** Start Source material **
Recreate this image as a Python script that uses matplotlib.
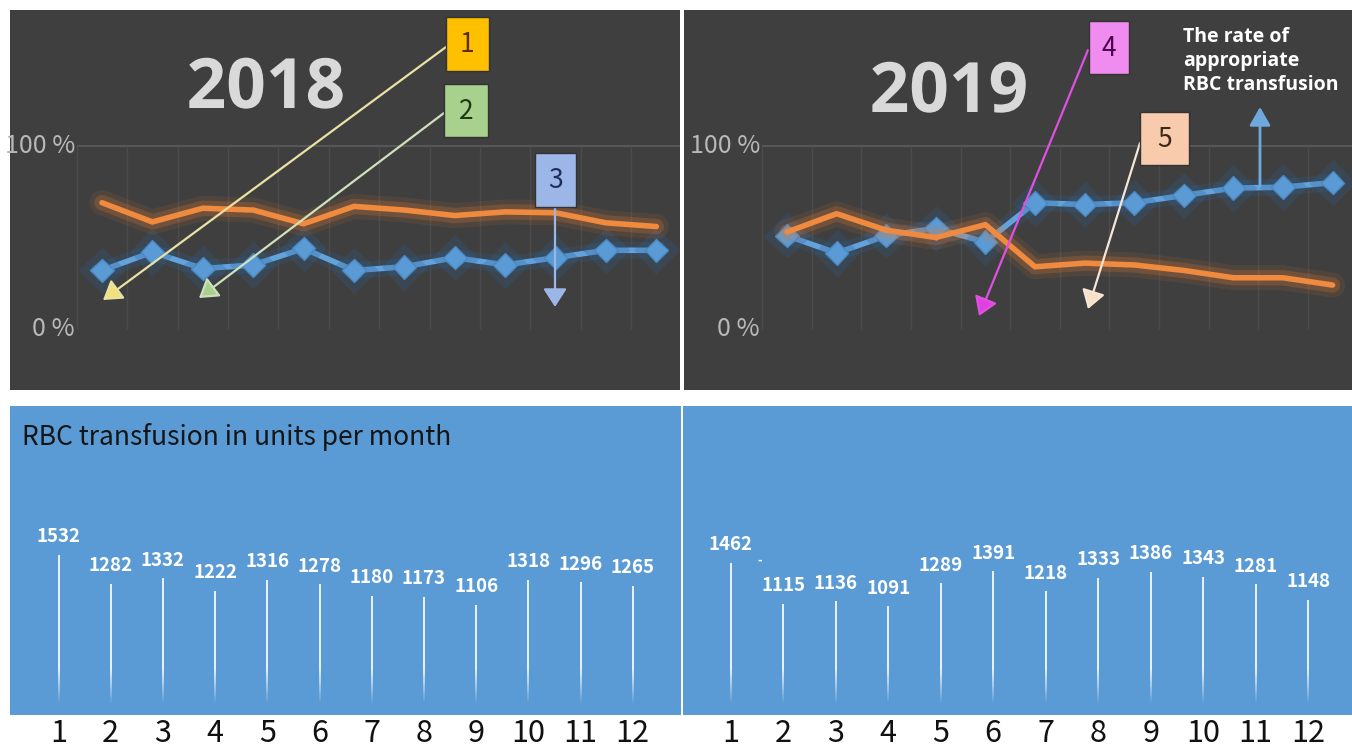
import numpy as np
import matplotlib
matplotlib.use("Agg")
import matplotlib.pyplot as plt
from matplotlib import patheffects as pe
from matplotlib import transforms as mtransforms
from matplotlib.patches import Rectangle, FancyArrowPatch
from matplotlib.collections import LineCollection

plt.rcParams['font.family'] = ['Noto Sans CJK KR', 'DejaVu Sans']

# ---------------- data ----------------
months = list(range(1, 13))
month_labels = [str(m) for m in months]
rate_2018 = [32, 42, 33, 35, 44, 32, 34, 39, 35, 39, 43, 43]
other_2018 = [69, 58.5, 66, 65, 57.5, 67, 65, 62, 64, 63.5, 58, 56]
rate_2019 = [51, 41.5, 51, 55, 47.5, 69, 68, 69, 73, 77, 77.5, 80]
other_2019 = [53, 63, 54, 50, 57, 34, 36, 35, 32, 28, 28, 24]
units_2018 = [1532, 1282, 1332, 1222, 1316, 1278, 1180, 1173, 1106, 1318, 1296, 1265]
units_2019 = [1462, 1115, 1136, 1091, 1289, 1391, 1218, 1333, 1386, 1343, 1281, 1148]
pct_ticks = [0, 100]
pct_labels = ['0 %', '100 %']
years = ['2018', '2019']
bottom_title = 'RBC transfusion in units per month'
rate_text = 'The rate of\nappropriate\nRBC transfusion'

# ---------------- layout helpers ----------------
W, H = 1352, 751
fig = plt.figure(figsize=(W / 100, H / 100), dpi=100, facecolor='white')


def rect(x0, y0, x1, y1):
    return [x0 / W, 1 - y1 / H, (x1 - x0) / W, (y1 - y0) / H]


def F(x, y):
    return (x / W, 1 - y / H)


def clean(ax, fc):
    ax.set_facecolor(fc)
    for s in ax.spines.values():
        s.set_visible(False)
    ax.set_yticks([])


DARK = '#3f3f3f'
BLUE_BG = '#5b9bd5'
ORANGE = '#ef8a3e'
BLUE = '#62a3de'

orange_fx = [pe.Stroke(linewidth=18, foreground='#ed7d31', alpha=0.10),
             pe.Stroke(linewidth=11, foreground='#ed7d31', alpha=0.22),
             pe.Normal()]
blue_fx = [pe.Stroke(linewidth=12, foreground='#2e5f8f', alpha=0.25),
           pe.Normal()]

top_specs = [
    # panel box, first-point x, spacing, series, title position, label right edge
    ((10, 10, 680, 390), 102, 50.4, rate_2018, other_2018, (266, 90), 75),
    ((684, 10, 1352, 390), 787, 49.6, rate_2019, other_2019, (949, 94), 760),
]
y0_px, y100_px = 329, 146
ppp = (y0_px - y100_px) / 100.0

for (box, x1px, dx, rate, other, title_xy, lab_x), yr in zip(top_specs, years):
    ax = fig.add_axes(rect(*box))
    clean(ax, DARK)
    ax.set_xticks([])
    xl = 1 - (x1px - box[0]) / dx
    xr = 1 + (box[2] - x1px) / dx
    ax.set_xlim(xl, xr)
    ax.set_ylim((y0_px - box[3]) / ppp, (y0_px - box[1]) / ppp)
    # grid
    ax.hlines(100, 0.5, xr, color='#5c5c5c', lw=1.2, zorder=1)
    ax.vlines(np.arange(0.5, 12.5, 1.0), 0, 100, color='#4b4b4b', lw=1.0, zorder=1)
    # series
    ax.plot(months, rate, color=BLUE, lw=4, marker='D', ms=12,
            mfc='#5b9bd5', mec='#4a88c4', mew=1, path_effects=blue_fx, zorder=3)
    ax.plot(months, other, color=ORANGE, lw=4, solid_capstyle='round',
            path_effects=orange_fx, zorder=4)
    # y labels
    tr = mtransforms.blended_transform_factory(fig.transFigure, ax.transData)
    for t, lab in zip(pct_ticks, pct_labels):
        ax.text(lab_x / W, t, lab, transform=tr, ha='right', va='center',
                fontsize=18, color='#b8b8b8')
    # year title
    fig.text(*F(*title_xy), yr, ha='center', va='center', fontsize=50,
             fontweight='bold', color='#d9d9d9', family='Open Sans',
             path_effects=[pe.withSimplePatchShadow(offset=(2, -2), alpha=0.35)])

# callout boxes
callouts = [
    ('1', (446, 17, 489, 71), '#ffc000', '#5a3000', (446, 47), (103, 300), '#e8e2a4', '#f5df7a'),
    ('2', (444, 84, 488, 137), '#a9d18e', '#1e3a10', (444, 113), (199, 298), '#cfe0bc', '#a9d18e'),
    ('3', (535, 153, 576, 207), '#9db6e8', '#1f2d5a', (555, 207), (555, 307), '#9db6e8', '#9db6e8'),
    ('4', (1089, 21, 1129, 74), '#f08cf0', '#4b0050', (1088, 50), (979, 316), '#e050e0', '#e040e0'),
    ('5', (1140, 112, 1189, 165), '#f8cbad', '#3a2a1a', (1140, 143), (1088, 309), '#f5e6d8', '#f8e0c8'),
]
for lab, (bx0, by0, bx1, by1), fc, tc, pA, pB, lc, hc in callouts:
    arr = FancyArrowPatch(F(*pA), F(*pB), transform=fig.transFigure,
                          arrowstyle='-|>,head_length=0.7,head_width=0.45',
                          mutation_scale=16, color=lc, lw=1.6, zorder=5,
                          shrinkA=0, shrinkB=0)
    arr.set_facecolor(hc)
    arr.set_edgecolor(lc)
    fig.add_artist(arr)
    r = Rectangle(F(bx0, by1), (bx1 - bx0) / W, (by1 - by0) / H,
                  transform=fig.transFigure, facecolor=fc, edgecolor='#333333',
                  lw=1.0, zorder=6)
    fig.add_artist(r)
    fig.text(*F((bx0 + bx1) / 2, (by0 + by1) / 2 + 1), lab, ha='center', va='center',
             fontsize=19, color=tc, zorder=7)

# rate arrow and text
rate_arr = FancyArrowPatch(F(1260, 186), F(1260, 107), transform=fig.transFigure,
                           arrowstyle='-|>,head_length=0.7,head_width=0.4',
                           mutation_scale=16, color='#6fa8dc', lw=2, zorder=5,
                           shrinkA=0, shrinkB=0)
fig.add_artist(rate_arr)
fig.text(*F(1183, 61), rate_text, ha='left', va='center', fontsize=14,
         fontweight='bold', color='white', family='Open Sans', linespacing=1.3)

# ---------------- bottom panels ----------------
v_ppx = 0.117
v_zero_px = 734
bottom_specs = [
    ((10, 406, 681, 715), 58.5, 52.2, units_2018),
    ((683, 406, 1352, 715), 730.7, 52.5, units_2019),
]
for (box, x1px, dx, units) in bottom_specs:
    ax = fig.add_axes(rect(*box))
    clean(ax, BLUE_BG)
    ax.set_xlim(1 - (x1px - box[0]) / dx, 1 + (box[2] - x1px) / dx)
    ylo = (v_zero_px - box[3]) / v_ppx
    ax.set_ylim(ylo, (v_zero_px - box[1]) / v_ppx)
    ax.set_xticks(months)
    ax.set_xticklabels(month_labels, fontsize=22, color='#111111')
    ax.tick_params(axis='x', length=0, pad=2.5)
    # stems with fading bottom
    for m, v in zip(months, units):
        ys = np.linspace(ylo, v, 60)
        segs = [[(m, ys[i]), (m, ys[i + 1])] for i in range(len(ys) - 1)]
        mid = (ys[:-1] + ys[1:]) / 2
        alpha = np.clip((mid - 260) / 300.0, 0, 1) * 0.95
        cols = [(1, 1, 1, a) for a in alpha]
        ax.add_collection(LineCollection(segs, colors=cols, linewidths=1.3))
        ax.annotate(str(v), (m, v), xytext=(0, 13), textcoords='offset points',
                    ha='center', va='center', fontsize=13.5, fontweight='bold',
                    color='white')

fig.text(*F(22, 437), bottom_title, ha='left', va='center', fontsize=19,
         color='#151515')
fig.text(*F(760, 560), '-', ha='center', va='center', fontsize=9,
         color='white', fontweight='bold')

fig.savefig('out.png', dpi=100, facecolor='white')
** End Source material **
▸ **Goal**: Pictures in the data above should not be copied; transcribe everything else exactly.

▸ **Complete response**:
Recreate this image as a Python script that uses matplotlib.
import numpy as np
import matplotlib
matplotlib.use("Agg")
import matplotlib.pyplot as plt
from matplotlib import patheffects as pe
from matplotlib import transforms as mtransforms
from matplotlib.patches import Rectangle, FancyArrowPatch
from matplotlib.collections import LineCollection

plt.rcParams['font.family'] = ['Noto Sans CJK KR', 'DejaVu Sans']

# ---------------- data ----------------
months = list(range(1, 13))
month_labels = [str(m) for m in months]
rate_2018 = [32, 42, 33, 35, 44, 32, 34, 39, 35, 39, 43, 43]
other_2018 = [69, 58.5, 66, 65, 57.5, 67, 65, 62, 64, 63.5, 58, 56]
rate_2019 = [51, 41.5, 51, 55, 47.5, 69, 68, 69, 73, 77, 77.5, 80]
other_2019 = [53, 63, 54, 50, 57, 34, 36, 35, 32, 28, 28, 24]
units_2018 = [1532, 1282, 1332, 1222, 1316, 1278, 1180, 1173, 1106, 1318, 1296, 1265]
units_2019 = [1462, 1115, 1136, 1091, 1289, 1391, 1218, 1333, 1386, 1343, 1281, 1148]
pct_ticks = [0, 100]
pct_labels = ['0 %', '100 %']
years = ['2018', '2019']
bottom_title = 'RBC transfusion in units per month'
rate_text = 'The rate of\nappropriate\nRBC transfusion'

# ---------------- layout helpers ----------------
W, H = 1352, 751
fig = plt.figure(figsize=(W / 100, H / 100), dpi=100, facecolor='white')


def rect(x0, y0, x1, y1):
    return [x0 / W, 1 - y1 / H, (x1 - x0) / W, (y1 - y0) / H]


def F(x, y):
    return (x / W, 1 - y / H)


def clean(ax, fc):
    ax.set_facecolor(fc)
    for s in ax.spines.values():
        s.set_visible(False)
    ax.set_yticks([])


DARK = '#3f3f3f'
BLUE_BG = '#5b9bd5'
ORANGE = '#ef8a3e'
BLUE = '#62a3de'

orange_fx = [pe.Stroke(linewidth=18, foreground='#ed7d31', alpha=0.10),
             pe.Stroke(linewidth=11, foreground='#ed7d31', alpha=0.22),
             pe.Normal()]
blue_fx = [pe.Stroke(linewidth=12, foreground='#2e5f8f', alpha=0.25),
           pe.Normal()]

top_specs = [
    # panel box, first-point x, spacing, series, title position, label right edge
    ((10, 10, 680, 390), 102, 50.4, rate_2018, other_2018, (266, 90), 75),
    ((684, 10, 1352, 390), 787, 49.6, rate_2019, other_2019, (949, 94), 760),
]
y0_px, y100_px = 329, 146
ppp = (y0_px - y100_px) / 100.0

for (box, x1px, dx, rate, other, title_xy, lab_x), yr in zip(top_specs, years):
    ax = fig.add_axes(rect(*box))
    clean(ax, DARK)
    ax.set_xticks([])
    xl = 1 - (x1px - box[0]) / dx
    xr = 1 + (box[2] - x1px) / dx
    ax.set_xlim(xl, xr)
    ax.set_ylim((y0_px - box[3]) / ppp, (y0_px - box[1]) / ppp)
    # grid
    ax.hlines(100, 0.5, xr, color='#5c5c5c', lw=1.2, zorder=1)
    ax.vlines(np.arange(0.5, 12.5, 1.0), 0, 100, color='#4b4b4b', lw=1.0, zorder=1)
    # series
    ax.plot(months, rate, color=BLUE, lw=4, marker='D', ms=12,
            mfc='#5b9bd5', mec='#4a88c4', mew=1, path_effects=blue_fx, zorder=3)
    ax.plot(months, other, color=ORANGE, lw=4, solid_capstyle='round',
            path_effects=orange_fx, zorder=4)
    # y labels
    tr = mtransforms.blended_transform_factory(fig.transFigure, ax.transData)
    for t, lab in zip(pct_ticks, pct_labels):
        ax.text(lab_x / W, t, lab, transform=tr, ha='right', va='center',
                fontsize=18, color='#b8b8b8')
    # year title
    fig.text(*F(*title_xy), yr, ha='center', va='center', fontsize=50,
             fontweight='bold', color='#d9d9d9', family='Open Sans',
             path_effects=[pe.withSimplePatchShadow(offset=(2, -2), alpha=0.35)])

# callout boxes
callouts = [
    ('1', (446, 17, 489, 71), '#ffc000', '#5a3000', (446, 47), (103, 300), '#e8e2a4', '#f5df7a'),
    ('2', (444, 84, 488, 137), '#a9d18e', '#1e3a10', (444, 113), (199, 298), '#cfe0bc', '#a9d18e'),
    ('3', (535, 153, 576, 207), '#9db6e8', '#1f2d5a', (555, 207), (555, 307), '#9db6e8', '#9db6e8'),
    ('4', (1089, 21, 1129, 74), '#f08cf0', '#4b0050', (1088, 50), (979, 316), '#e050e0', '#e040e0'),
    ('5', (1140, 112, 1189, 165), '#f8cbad', '#3a2a1a', (1140, 143), (1088, 309), '#f5e6d8', '#f8e0c8'),
]
for lab, (bx0, by0, bx1, by1), fc, tc, pA, pB, lc, hc in callouts:
    arr = FancyArrowPatch(F(*pA), F(*pB), transform=fig.transFigure,
                          arrowstyle='-|>,head_length=0.7,head_width=0.45',
                          mutation_scale=16, color=lc, lw=1.6, zorder=5,
                          shrinkA=0, shrinkB=0)
    arr.set_facecolor(hc)
    arr.set_edgecolor(lc)
    fig.add_artist(arr)
    r = Rectangle(F(bx0, by1), (bx1 - bx0) / W, (by1 - by0) / H,
                  transform=fig.transFigure, facecolor=fc, edgecolor='#333333',
                  lw=1.0, zorder=6)
    fig.add_artist(r)
    fig.text(*F((bx0 + bx1) / 2, (by0 + by1) / 2 + 1), lab, ha='center', va='center',
             fontsize=19, color=tc, zorder=7)

# rate arrow and text
rate_arr = FancyArrowPatch(F(1260, 186), F(1260, 107), transform=fig.transFigure,
                           arrowstyle='-|>,head_length=0.7,head_width=0.4',
                           mutation_scale=16, color='#6fa8dc', lw=2, zorder=5,
                           shrinkA=0, shrinkB=0)
fig.add_artist(rate_arr)
fig.text(*F(1183, 61), rate_text, ha='left', va='center', fontsize=14,
         fontweight='bold', color='white', family='Open Sans', linespacing=1.3)

# ---------------- bottom panels ----------------
v_ppx = 0.117
v_zero_px = 734
bottom_specs = [
    ((10, 406, 681, 715), 58.5, 52.2, units_2018),
    ((683, 406, 1352, 715), 730.7, 52.5, units_2019),
]
for (box, x1px, dx, units) in bottom_specs:
    ax = fig.add_axes(rect(*box))
    clean(ax, BLUE_BG)
    ax.set_xlim(1 - (x1px - box[0]) / dx, 1 + (box[2] - x1px) / dx)
    ylo = (v_zero_px - box[3]) / v_ppx
    ax.set_ylim(ylo, (v_zero_px - box[1]) / v_ppx)
    ax.set_xticks(months)
    ax.set_xticklabels(month_labels, fontsize=22, color='#111111')
    ax.tick_params(axis='x', length=0, pad=2.5)
    # stems with fading bottom
    for m, v in zip(months, units):
        ys = np.linspace(ylo, v, 60)
        segs = [[(m, ys[i]), (m, ys[i + 1])] for i in range(len(ys) - 1)]
        mid = (ys[:-1] + ys[1:]) / 2
        alpha = np.clip((mid - 260) / 300.0, 0, 1) * 0.95
        cols = [(1, 1, 1, a) for a in alpha]
        ax.add_collection(LineCollection(segs, colors=cols, linewidths=1.3))
        ax.annotate(str(v), (m, v), xytext=(0, 13), textcoords='offset points',
                    ha='center', va='center', fontsize=13.5, fontweight='bold',
                    color='white')

fig.text(*F(22, 437), bottom_title, ha='left', va='center', fontsize=19,
         color='#151515')
fig.text(*F(760, 560), '-', ha='center', va='center', fontsize=9,
         color='white', fontweight='bold')

fig.savefig('out.png', dpi=100, facecolor='white')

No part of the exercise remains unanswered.